UK Music releases first ever diversity survey

UK Music releases first ever diversity survey

The UK Music Diversity Taskforce has launched an industry-wide diversity survey, aimed at providing an “accurate snapshot” of diversity in the workplace.

The distribution of the survey, which will focus primarily on gender and ethnicity, coincides with the first ever UK Music Diversity Summit, which takes place tomorrow (July 12th) at PPL, London. This event will se a number of prominent industry voices gather across a programme of panels and Q&As to discuss the key issues affecting diversity in the music industry.

In an announcement explaining the purpose of the survey, UK Music said: “It is important that today’s UK music sector is open, transparent and progressive and through this survey, industry will be able to measure, analyse and act upon its findings in order to ensure that the ecosystem behind British music is as representative, vibrant and diverse as the music we export globally.

“By repeating the survey in future years, the taskforce will also be able to map out progress and improve opportunities for individuals from all backgrounds to forge a career within the industry. The results will be published later this year.”

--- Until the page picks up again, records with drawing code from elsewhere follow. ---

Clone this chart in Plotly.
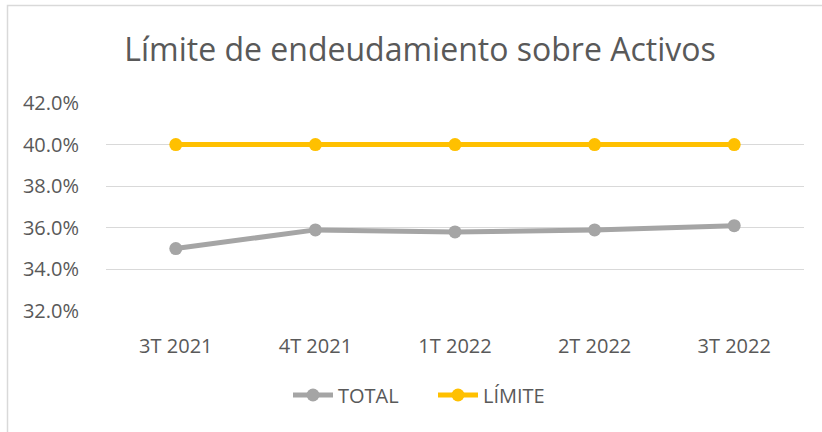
import plotly.graph_objects as go

categories = ["3T 2021", "4T 2021", "1T 2022", "2T 2022", "3T 2022"]
total = [0.350, 0.359, 0.358, 0.359, 0.361]
limite = [0.40, 0.40, 0.40, 0.40, 0.40]
y_ticks = [0.32, 0.34, 0.36, 0.38, 0.40, 0.42]

W, H = 822, 432
L, R, T, B = 106, 18, 103, 121
pw, ph = W - L - R, H - T - B

def px_x(p):
    return (p - L) / pw

def px_y(p):
    return (H - B - p) / ph

font_family = "Open Sans, Liberation Sans, sans-serif"
txt = "#595959"
fs = 20

fig = go.Figure()
fig.add_trace(go.Scatter(x=categories, y=total, name="TOTAL", mode="lines+markers",
                         line=dict(color="#A5A5A5", width=5),
                         marker=dict(color="#A5A5A5", size=13)))
fig.add_trace(go.Scatter(x=categories, y=limite, name="LÍMITE", mode="lines+markers",
                         line=dict(color="#FFC000", width=5),
                         marker=dict(color="#FFC000", size=13)))

fig.update_layout(
    width=W, height=H,
    margin=dict(l=L, r=R, t=T, b=B),
    paper_bgcolor="white", plot_bgcolor="white",
    font=dict(family=font_family, color=txt, size=fs),
    title=dict(text="Límite de endeudamiento sobre Activos", x=420 / W, xref="container",
               xanchor="center", y=1 - 50 / H, yref="container", yanchor="middle",
               font=dict(size=32, color=txt, family=font_family)),
    showlegend=True,
    legend=dict(orientation="h", x=px_x(433), xanchor="center", y=px_y(395), yanchor="middle",
                font=dict(size=fs, color=txt), itemwidth=40, entrywidth=90),
    xaxis=dict(range=[-0.5, 4.5], showgrid=False, showline=False, zeroline=False,
               ticks="outside", ticklen=17,
               tickcolor="rgba(0,0,0,0)", tickfont=dict(size=fs, color=txt)),
    yaxis=dict(range=[0.32, 0.42], tickvals=y_ticks, tickformat=".1%", showgrid=True,
               gridcolor="#D9D9D9", gridwidth=1, zeroline=False, showline=False,
               ticks="outside", ticklen=22, tickcolor="rgba(0,0,0,0)",
               tickfont=dict(size=fs, color=txt)),
    shapes=[dict(type="rect", xref="paper", yref="paper",
                 x0=px_x(7.5), x1=px_x(840), y0=px_y(450), y1=px_y(5.5),
                 line=dict(color="#D9D9D9", width=1.5), layer="below")],
)

fig.write_html("out.html", config={"displayModeBar": False},
               post_script="document.body.style.margin='0';document.body.style.overflow='hidden';")
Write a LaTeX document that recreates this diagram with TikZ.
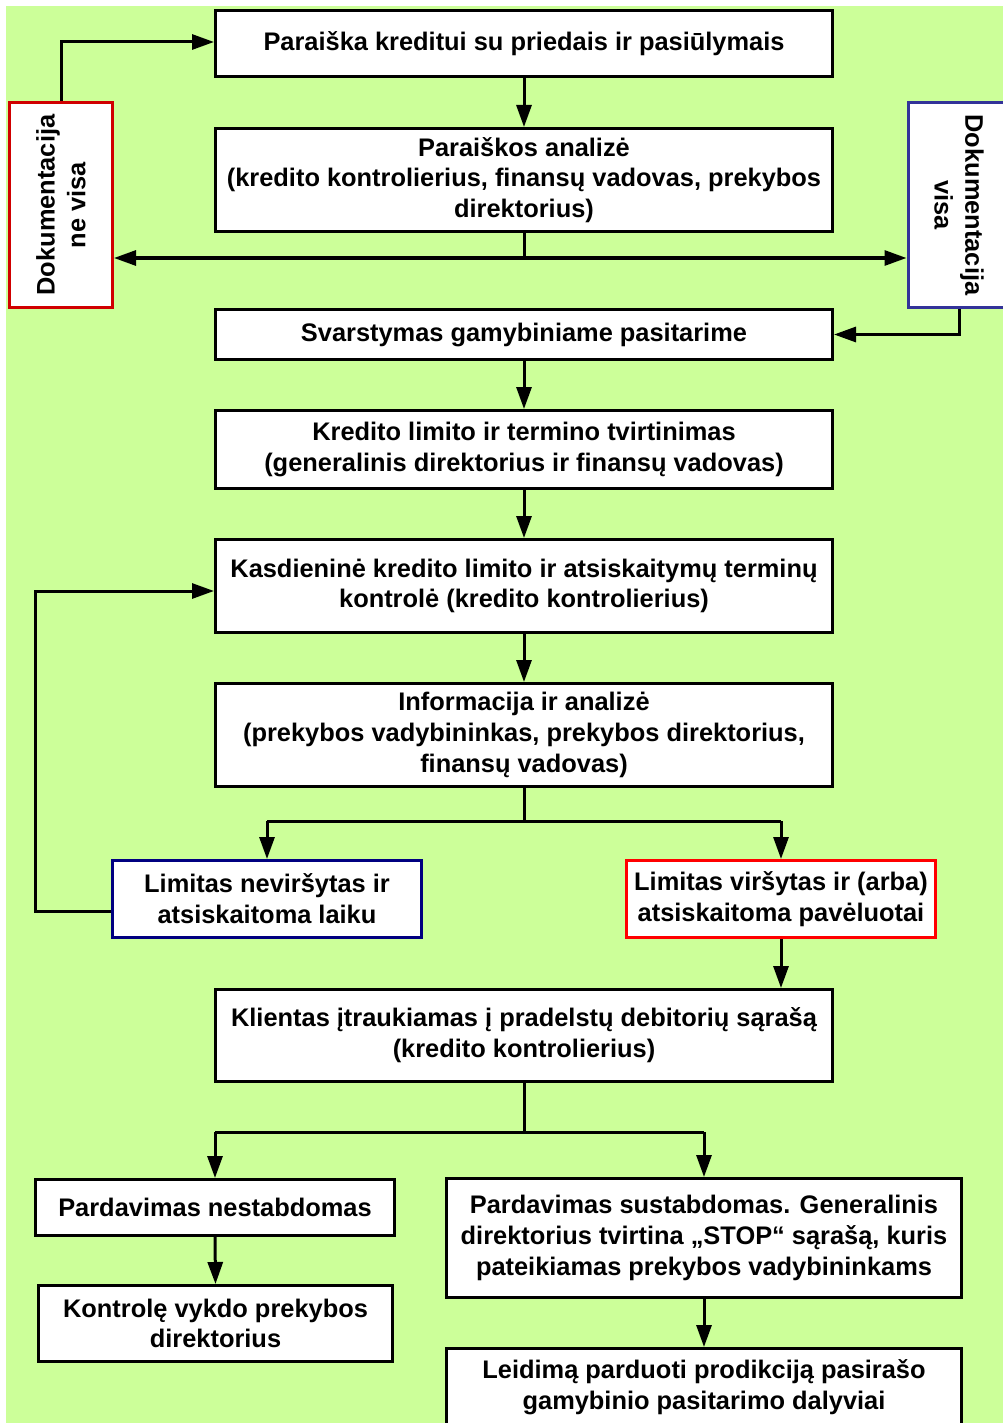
\documentclass[tikz,border=0pt]{standalone}
\usepackage{fontspec}
\setmainfont{Liberation Sans}
\usetikzlibrary{arrows.meta,calc}
\definecolor{bg}{HTML}{CCFF99}
\definecolor{darkred}{HTML}{D00000}
\definecolor{navy}{HTML}{000080}
\definecolor{slateblue}{HTML}{333399}
\begin{document}
\begin{tikzpicture}[x=1pt,y=-1pt,
  box/.style={draw=black, line width=3pt, fill=white, align=center,
    font=\bfseries\fontsize{25.4}{30.8}\selectfont, inner sep=0pt},
  boxtext/.style={align=center, font=\bfseries\fontsize{25.4}{30.8}\selectfont, inner sep=0pt},
  arr/.style={line width=3pt, -{Triangle[length=22pt,width=15pt]}},
  ln/.style={line width=3pt}]
\useasboundingbox (0,0) rectangle (1003,1423);
\fill[white] (0,0) rectangle (1003,1423);
\fill[bg] (6,6) rectangle (1003,1423);
\clip (0,0) rectangle (1003,1423);

% main column
\node[box, minimum width=617, minimum height=66] (b1) at (524,43.5)
  {Paraiška kreditui su priedais ir pasiūlymais};
\node[box, minimum width=617, minimum height=103] (b2) at (524,180)
  {Paraiškos analizė\\(kredito kontrolierius, finansų vadovas, prekybos\\direktorius)};
\node[box, minimum width=617, minimum height=50] (b3) at (524,334.5)
  {Svarstymas gamybiniame pasitarime};
\node[box, minimum width=617, minimum height=78] (b4) at (524,449.5)
  {Kredito limito ir termino tvirtinimas\\(generalinis direktorius ir finansų vadovas)};
\node[box, minimum width=617, minimum height=93] (b5) at (524,586)
  {Kasdieninė kredito limito ir atsiskaitymų terminų\\kontrolė (kredito kontrolierius)};
\node[box, minimum width=617, minimum height=103] (b6) at (524,735)
  {Informacija ir analizė\\(prekybos vadybininkas, prekybos direktorius,\\finansų vadovas)};
\node[box, draw=navy, minimum width=309, minimum height=77] (b7) at (267,899)
  {Limitas neviršytas ir\\atsiskaitoma laiku};
\node[box, draw=red, minimum width=309, minimum height=77] (b8) at (781,899)
  {Limitas viršytas ir (arba)\\atsiskaitoma pavėluotai};
\node[box, minimum width=617, minimum height=92] (b9) at (524,1035.5)
  {Klientas įtraukiamas į pradelstų debitorių sąrašą\\(kredito kontrolierius)};
\node[box, minimum width=359, minimum height=56] (b10) at (215,1207.5)
  {Pardavimas nestabdomas};
\node[box, minimum width=354, minimum height=76] (b11) at (215.5,1323.5)
  {Kontrolę vykdo prekybos\\direktorius};
\node[box, minimum width=515, minimum height=119] (b12) at (704,1238)
  {Pardavimas sustabdomas. Generalinis\\direktorius tvirtina „STOP“ sąrašą, kuris\\pateikiamas prekybos vadybininkams};
\node[box, minimum width=515, minimum height=78] (b13) at (704,1387.5)
  {Leidimą parduoti prodikciją pasirašo\\gamybinio pasitarimo dalyviai};

% side boxes with vertical text
\node[box, draw=darkred, minimum width=103, minimum height=205] (nevisa) at (61,205) {};
\node[boxtext, rotate=90] (nevisatxt) at (nevisa) {Dokumentacija\\ne visa};
\node[box, draw=slateblue, minimum width=102, minimum height=205] (visa) at (959,205) {};
\node[boxtext, rotate=-90] (visatxt) at (visa) {Dokumentacija\\visa};

% connectors
\draw[arr] (nevisa.north) |- ($(b1.west)+(0,-1.5)$);
\draw[arr] (b1.south) -- (b2.north);
\draw[ln] (b2.south) -- ++(0,25) coordinate (j1);
\draw[arr] (j1) -- (j1 -| nevisa.east);
\draw[arr] (j1) -- (j1 -| visa.west);
\draw[arr] (visa.south) |- (b3.east);
\draw[arr] (b3.south) -- (b4.north);
\draw[arr] (b4.south) -- (b5.north);
\draw[arr] (b5.south) -- (b6.north);
\draw[ln] (b6.south) -- ++(0,33) coordinate (j2);
\draw[ln] (j2 -| b7.north) -- (j2 -| b8.north);
\draw[arr] (j2 -| b7.north) -- (b7.north);
\draw[arr] (j2 -| b8.north) -- (b8.north);
\draw[arr] ($(b7.west)+(0,12)$) -- ++(-76,0) |- ($(b5.west)+(0,5)$);
\draw[arr] (b8.south) -- (b8.south |- b9.north);
\draw[ln] (b9.south) -- ++(0,49) coordinate (j3);
\draw[ln] (j3 -| b10.north) -- (j3 -| b12.north);
\draw[arr] (j3 -| b10.north) -- (b10.north);
\draw[arr] (j3 -| b12.north) -- (b12.north);
\draw[arr] (b10.south) -- (b11.north);
\draw[arr] (b12.south) -- (b13.north);
\end{tikzpicture}
\end{document}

Established in 2015, the UK Music Diversity Taskforce features representatives from each of the core industry sectors: major and indie record labels, music publishers, trade organisations, collection societies and the British live music industry.

Keith Harris, chair, UK Music Diversity Taskforce, said: “It is important that the music industry is in the vanguard of the creative industries when it comes to equality and diversity, so that we can make the most of the benefits of having such a diverse society, which has served Britain so well in the past.”

Jo Dipple, CEO, UK Music, added:“The economic and cultural success of British music over the last couple of years has been astronomical. For us to continue such success we need a strong entry-point pipeline of diverse talent as well as career progression and a diverse management at the top.  It seems obvious, but businesses with Boards which properly reflect the public and the consumer do better than businesses with Boards that do not.”

“Music is proud of its artists’ diversity but this should be better reflected across the executives who lead and shape the industry,” commented Ayesha Hazarika– Senior Advisor, BPI. “We need the best talent to get opportunities at every level of the sector. The BPI welcomes this important work and will play its part. The survey is a vital first step so we can get a snap shot of what the industry currently looks like.”

Jane Dyball, CEO, Music Publishers Association, added: “Some of my best friends are middle aged white men, I am after all a middle aged white woman. However, in 2016 it should not be the case that, as in a recent meeting I attended, there are 17 of them and me. This is not an untypical situation to find myself in and it is really now time that we fast track industry solutions to help create an industry with as much diversity around the boardroom as the customers it serves.”